● Requirement: The required output is a single number: how many lines of the material contain the string "matplotlib".

● Information provided:
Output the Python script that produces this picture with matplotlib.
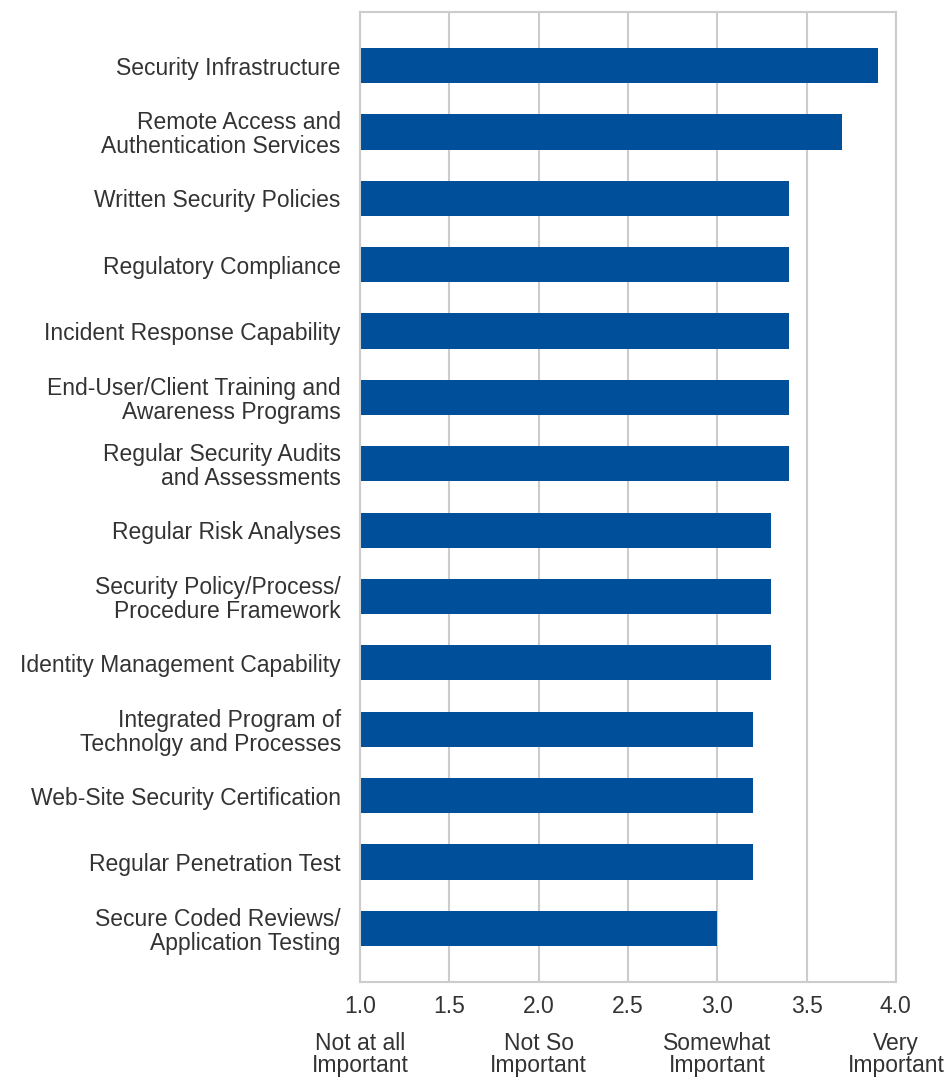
import matplotlib.pyplot as plt
import matplotlib.transforms as mtransforms

# Dados
categorias = [
    "Security Infrastructure",
    "Remote Access and\nAuthentication Services",
    "Written Security Policies",
    "Regulatory Compliance",
    "Incident Response Capability",
    "End-User/Client Training and\nAwareness Programs",
    "Regular Security Audits\nand Assessments",
    "Regular Risk Analyses",
    "Security Policy/Process/\nProcedure Framework",
    "Identity Management Capability",
    "Integrated Program of\nTechnolgy and Processes",
    "Web-Site Security Certification",
    "Regular Penetration Test",
    "Secure Coded Reviews/\nApplication Testing",
]
valores = [3.9, 3.7, 3.4, 3.4, 3.4, 3.4, 3.4, 3.3, 3.3, 3.3, 3.2, 3.2, 3.2, 3.0]
ticks_x = [1.0, 1.5, 2.0, 2.5, 3.0, 3.5, 4.0]
escala_pos = [1.0, 2.0, 3.0, 4.0]
escala_txt = ["Not at all\nImportant", "Not So\nImportant", "Somewhat\nImportant", "Very\nImportant"]

plt.rcParams['font.family'] = ['Liberation Sans', 'DejaVu Sans']
cor_texto = '#333333'
tam = 16.5

fig = plt.figure(figsize=(9.53, 10.78), dpi=100)
ax = fig.add_axes([0.378, 0.089, 0.562, 0.900])

posicoes = list(range(len(categorias)))
ax.barh(posicoes, [v - 1.0 for v in valores], left=1.0, height=0.53, color='#004F9A')

ax.set_xlim(1.0, 4.0)
ax.set_ylim(len(categorias) - 1 + 0.81, -0.81)
ax.set_yticks(posicoes)
ax.set_yticklabels(categorias, fontsize=tam, color=cor_texto, linespacing=1.05)
ax.set_xticks(ticks_x)
ax.set_xticklabels([f"{t:.1f}" for t in ticks_x], fontsize=tam, color=cor_texto)
ax.tick_params(axis='both', length=0)
ax.tick_params(axis='y', pad=14)
ax.tick_params(axis='x', pad=9)

ax.grid(axis='x', color='#cccccc', linewidth=1.5)
ax.set_axisbelow(True)
for lado in ax.spines.values():
    lado.set_color('#cccccc')
    lado.set_linewidth(1.5)

# Rótulos da escala abaixo do eixo
trans = mtransforms.blended_transform_factory(ax.transData, fig.transFigure)
for x, txt in zip(escala_pos, escala_txt):
    ax.text(x, 1 / 1078, txt, transform=trans, ha='center', va='bottom',
            fontsize=tam, color=cor_texto, linespacing=0.95, clip_on=False)

fig.savefig('out.png', dpi=100)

● Solution to this task: 3